Collected material.
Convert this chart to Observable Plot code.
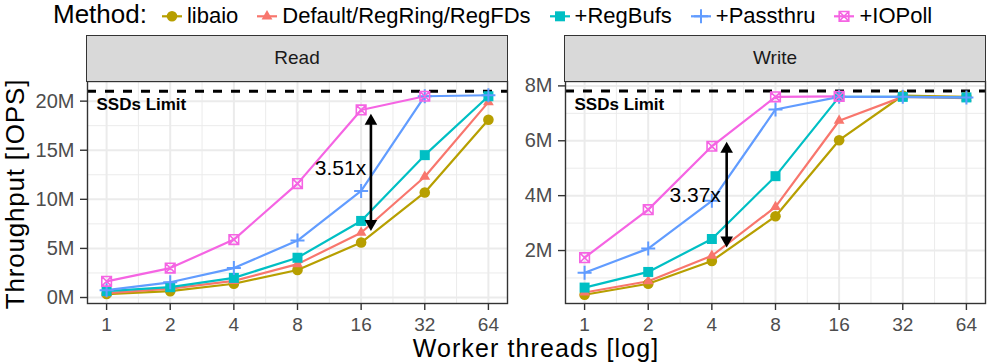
<!DOCTYPE html>
<html><head><meta charset="utf-8">
<script src="https://cdn.jsdelivr.net/npm/d3@7"></script>
<script src="https://cdn.jsdelivr.net/npm/@observablehq/plot@0.6"></script>
<style>
body{margin:0;background:#fff;}
#root{position:relative;width:987px;height:363px;font-family:"Liberation Sans",Arial,sans-serif;overflow:hidden;background:#fff;}
.abs{position:absolute;white-space:nowrap;}
.strip{position:absolute;box-sizing:border-box;background:#d9d9d9;border:1.4px solid #333;display:flex;align-items:center;justify-content:center;font-size:19px;color:#1a1a1a;}
#legend{position:absolute;left:53px;top:3px;display:flex;align-items:baseline;line-height:22px;}
.ltitle{font-size:26px;margin-right:15px;color:#000;}
.lkey{margin-right:5px;}
.llab{font-size:22px;margin-right:19px;color:#000;}
</style></head><body><div id="root"></div>
<script>
// ---------- data ----------
const threads = [1, 2, 4, 8, 16, 32, 64];
const methods = ["libaio", "Default/RegRing/RegFDs", "+RegBufs", "+Passthru", "+IOPoll"];
const methodColors = ["#B79F00", "#F8766D", "#00BFC4", "#619CFF", "#F564E3"];

// Read throughput, millions of IOPS
const readLibaio   = [0.35, 0.65, 1.4, 2.8, 5.6, 10.7, 18.1];
const readDefault  = [0.45, 0.9, 1.7, 3.4, 6.6, 12.3, 19.9];
const readRegBufs  = [0.65, 1.05, 2.0, 4.05, 7.8, 14.5, 20.5];
const readPassthru = [0.75, 1.55, 3.0, 5.8, 10.85, 20.5, 20.6];
const readIOPoll   = [1.65, 3.0, 5.9, 11.6, 19.1, 20.5];

// Write throughput, millions of IOPS
const writeLibaio   = [0.39, 0.79, 1.62, 3.25, 6.02, 7.65, 7.6];
const writeDefault  = [0.47, 0.88, 1.81, 3.59, 6.73, 7.6, 7.55];
const writeRegBufs  = [0.65, 1.22, 2.42, 4.71, 7.6, 7.6, 7.58];
const writePassthru = [1.19, 2.07, 3.81, 7.14, 7.6, 7.6, 7.58];
const writeIOPoll   = [1.74, 3.49, 5.8, 7.6, 7.62];

const readLimit = 21.0;
const writeLimit = 7.81;
const limitLabel = "SSDs Limit";

const readTicks = [0, 5, 10, 15, 20];
const readMinor = [2.5, 7.5, 12.5, 17.5];
const writeTicks = [2, 4, 6, 8];
const writeMinor = [1, 3, 5, 7];
const minorX = [1.414, 2.828, 5.657, 11.31, 22.63, 45.25];

const readArrow  = [{x: 17.8, top: 18.72, bottom: 6.78, label: "3.51x", lx: 16.9, ly: 13.12}];
const writeArrow = [{x: 4.7, top: 5.96, bottom: 2.11, label: "3.37x", lx: 4.41, ly: 4.02}];

const panelTitles = ["Read", "Write"];
const xTitle = "Worker threads [log]";
const yTitle = "Throughput [IOPS]";
const legendTitle = "Method:";

// ---------- symbols ----------
const symCircle = {draw(c){ c.moveTo(5.3, 0); c.arc(0, 0, 5.3, 0, 2 * Math.PI); c.closePath(); }};
const symTriangle = {draw(c){ c.moveTo(0, -6.2); c.lineTo(5.4, 3.1); c.lineTo(-5.4, 3.1); c.closePath(); }};
const symSquare = {draw(c){ c.rect(-5, -5, 10, 10); }};
const symPlus = {draw(c){ c.moveTo(-7, 0); c.lineTo(7, 0); c.moveTo(0, -7); c.lineTo(0, 7); }};
const symBoxX = {draw(c){ c.rect(-4.8, -4.8, 9.6, 9.6); c.moveTo(-4.8, -4.8); c.lineTo(4.8, 4.8); c.moveTo(4.8, -4.8); c.lineTo(-4.8, 4.8); }};
const headUp = {draw(c){ c.moveTo(0, 0); c.lineTo(6.3, 11); c.lineTo(-6.3, 11); c.closePath(); }};
const headDown = {draw(c){ c.moveTo(0, 0); c.lineTo(6.3, -11); c.lineTo(-6.3, -11); c.closePath(); }};
const methodSymbols = [symCircle, symTriangle, symSquare, symPlus, symBoxX];
const filledSymbol = [true, true, true, false, false];

const FONT = "'Liberation Sans', Arial, sans-serif";

function panel({series, limit, yDomain, yTicks, yMinor, arrow, width, marginLeft, marginRight}) {
  const rows = [];
  methods.forEach((m, i) => series[i].forEach((v, j) => rows.push({method: m, threads: threads[j], value: v})));
  const dots = methods.map((m, i) => Plot.dot(rows.filter(d => d.method === m), {
    x: "threads", y: "value", r: 5, symbol: methodSymbols[i],
    fill: filledSymbol[i] ? methodColors[i] : "none",
    stroke: filledSymbol[i] ? "none" : methodColors[i],
    strokeWidth: i === 3 ? 2 : 1.6
  }));
  return Plot.plot({
    width, height: 302, marginLeft, marginRight, marginTop: 45, marginBottom: 35,
    style: {fontFamily: FONT, fontSize: "20px", background: "transparent", overflow: "visible"},
    x: {type: "log", base: 2, domain: [2 ** -0.3, 2 ** 6.3]},
    y: {domain: yDomain},
    color: {domain: methods, range: methodColors},
    marks: [
      Plot.ruleX(minorX, {stroke: "#ebebeb", strokeWidth: 1}),
      Plot.ruleY(yMinor, {stroke: "#ebebeb", strokeWidth: 1}),
      Plot.ruleX(threads, {stroke: "#ebebeb", strokeWidth: 2}),
      Plot.ruleY(yTicks, {stroke: "#ebebeb", strokeWidth: 2}),
      Plot.ruleY([limit], {stroke: "#000", strokeWidth: 3, strokeDasharray: "9,9"}),
      Plot.line(rows, {x: "threads", y: "value", z: "method", stroke: "method", strokeWidth: 2.2}),
      ...dots,
      Plot.arrow(arrow, {x1: "x", y1: "top", x2: "x", y2: "bottom", headLength: 0, insetStart: 6, insetEnd: 6, strokeWidth: 2.6, stroke: "#000"}),
      Plot.dot(arrow, {x: "x", y: "top", symbol: headUp, fill: "#000", stroke: "none", r: 5}),
      Plot.dot(arrow, {x: "x", y: "bottom", symbol: headDown, fill: "#000", stroke: "none", r: 5}),
      Plot.text(arrow, {x: "lx", y: "ly", text: "label", textAnchor: "end", lineAnchor: "middle", fontSize: 21, fill: "#000"}),
      Plot.text([limitLabel], {frameAnchor: "top-left", dx: 9, dy: 23.5, textAnchor: "start", lineAnchor: "middle", fontWeight: "bold", fontSize: 17, fill: "#000"}),
      Plot.frame({stroke: "#333", strokeWidth: 1.4}),
      Plot.axisX(threads, {anchor: "bottom", tickSize: 7, tickPadding: 6.5, fontSize: 19, fill: "#4d4d4d", stroke: "#333", strokeWidth: 1.4, label: null, tickFormat: d => String(d)}),
      Plot.axisY(yTicks, {anchor: "left", tickSize: 7, tickPadding: 6, fontSize: 20, fill: "#4d4d4d", stroke: "#333", strokeWidth: 1.4, label: null, tickFormat: d => d + "M"})
    ]
  });
}

const root = document.getElementById("root");

const left = panel({
  series: [readLibaio, readDefault, readRegBufs, readPassthru, readIOPoll],
  limit: readLimit, yDomain: [-0.61, 22.0], yTicks: readTicks, yMinor: readMinor,
  arrow: readArrow, width: 510, marginLeft: 87, marginRight: 3
});
left.style.position = "absolute"; left.style.left = "0px"; left.style.top = "36px";
root.appendChild(left);

const right = panel({
  series: [writeLibaio, writeDefault, writeRegBufs, writePassthru, writeIOPoll],
  limit: writeLimit, yDomain: [0.07, 8.16], yTicks: writeTicks, yMinor: writeMinor,
  arrow: writeArrow, width: 477, marginLeft: 55, marginRight: 2
});
right.style.position = "absolute"; right.style.left = "510px"; right.style.top = "36px";
root.appendChild(right);

// strips
[[86.3, panelTitles[0]], [564.3, panelTitles[1]]].forEach(([x, t]) => {
  const s = document.createElement("div");
  s.className = "strip";
  s.style.left = x + "px"; s.style.top = "35.3px"; s.style.width = "421.4px"; s.style.height = "46.4px";
  s.textContent = t;
  root.appendChild(s);
});

// axis titles
const xt = document.createElement("div");
xt.className = "abs";
Object.assign(xt.style, {left: "286px", width: "500px", top: "337.3px", height: "22px", textAlign: "center", fontSize: "25px", lineHeight: "22px", letterSpacing: "1.1px", color: "#000"});
xt.textContent = xTitle;
root.appendChild(xt);

const yt = document.createElement("div");
yt.className = "abs";
Object.assign(yt.style, {left: "-135px", width: "300px", top: "184px", height: "20px", textAlign: "center", fontSize: "26px", lineHeight: "20px", letterSpacing: "0.8px", color: "#000", transform: "rotate(-90deg)", transformOrigin: "50% 50%"});
yt.textContent = yTitle;
root.appendChild(yt);

// legend
const lg = document.createElement("div");
lg.id = "legend";
const lt = document.createElement("span");
lt.className = "ltitle"; lt.textContent = legendTitle;
lg.appendChild(lt);
const NS = "http://www.w3.org/2000/svg";
methods.forEach((m, i) => {
  const svg = document.createElementNS(NS, "svg");
  svg.setAttribute("width", 20); svg.setAttribute("height", 16);
  svg.setAttribute("class", "lkey");
  svg.style.overflow = "visible";
  const ln = document.createElementNS(NS, "line");
  ln.setAttribute("x1", 0); ln.setAttribute("x2", 20); ln.setAttribute("y1", 9.3); ln.setAttribute("y2", 9.3);
  ln.setAttribute("stroke", methodColors[i]); ln.setAttribute("stroke-width", 2.2);
  svg.appendChild(ln);
  const p = document.createElementNS(NS, "path");
  const path = d3.path(); methodSymbols[i].draw(path);
  p.setAttribute("d", path.toString());
  p.setAttribute("transform", "translate(10,9.3)");
  p.setAttribute("fill", filledSymbol[i] ? methodColors[i] : "none");
  p.setAttribute("stroke", filledSymbol[i] ? "none" : methodColors[i]);
  p.setAttribute("stroke-width", i === 3 ? 2 : 1.6);
  svg.appendChild(p);
  lg.appendChild(svg);
  const lb = document.createElement("span");
  lb.className = "llab"; lb.textContent = m;
  lg.appendChild(lb);
});
root.appendChild(lg);
</script></body></html>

Problem statement. In the data above, please extract the lines from the first one through the line with "5.8, 7.6, 7.62];", exactly, and keep pictures out.

Correct result.
Convert this chart to Observable Plot code.
<!DOCTYPE html>
<html><head><meta charset="utf-8">
<script src="https://cdn.jsdelivr.net/npm/d3@7"></script>
<script src="https://cdn.jsdelivr.net/npm/@observablehq/plot@0.6"></script>
<style>
body{margin:0;background:#fff;}
#root{position:relative;width:987px;height:363px;font-family:"Liberation Sans",Arial,sans-serif;overflow:hidden;background:#fff;}
.abs{position:absolute;white-space:nowrap;}
.strip{position:absolute;box-sizing:border-box;background:#d9d9d9;border:1.4px solid #333;display:flex;align-items:center;justify-content:center;font-size:19px;color:#1a1a1a;}
#legend{position:absolute;left:53px;top:3px;display:flex;align-items:baseline;line-height:22px;}
.ltitle{font-size:26px;margin-right:15px;color:#000;}
.lkey{margin-right:5px;}
.llab{font-size:22px;margin-right:19px;color:#000;}
</style></head><body><div id="root"></div>
<script>
// ---------- data ----------
const threads = [1, 2, 4, 8, 16, 32, 64];
const methods = ["libaio", "Default/RegRing/RegFDs", "+RegBufs", "+Passthru", "+IOPoll"];
const methodColors = ["#B79F00", "#F8766D", "#00BFC4", "#619CFF", "#F564E3"];

// Read throughput, millions of IOPS
const readLibaio   = [0.35, 0.65, 1.4, 2.8, 5.6, 10.7, 18.1];
const readDefault  = [0.45, 0.9, 1.7, 3.4, 6.6, 12.3, 19.9];
const readRegBufs  = [0.65, 1.05, 2.0, 4.05, 7.8, 14.5, 20.5];
const readPassthru = [0.75, 1.55, 3.0, 5.8, 10.85, 20.5, 20.6];
const readIOPoll   = [1.65, 3.0, 5.9, 11.6, 19.1, 20.5];

// Write throughput, millions of IOPS
const writeLibaio   = [0.39, 0.79, 1.62, 3.25, 6.02, 7.65, 7.6];
const writeDefault  = [0.47, 0.88, 1.81, 3.59, 6.73, 7.6, 7.55];
const writeRegBufs  = [0.65, 1.22, 2.42, 4.71, 7.6, 7.6, 7.58];
const writePassthru = [1.19, 2.07, 3.81, 7.14, 7.6, 7.6, 7.58];
const writeIOPoll   = [1.74, 3.49, 5.8, 7.6, 7.62];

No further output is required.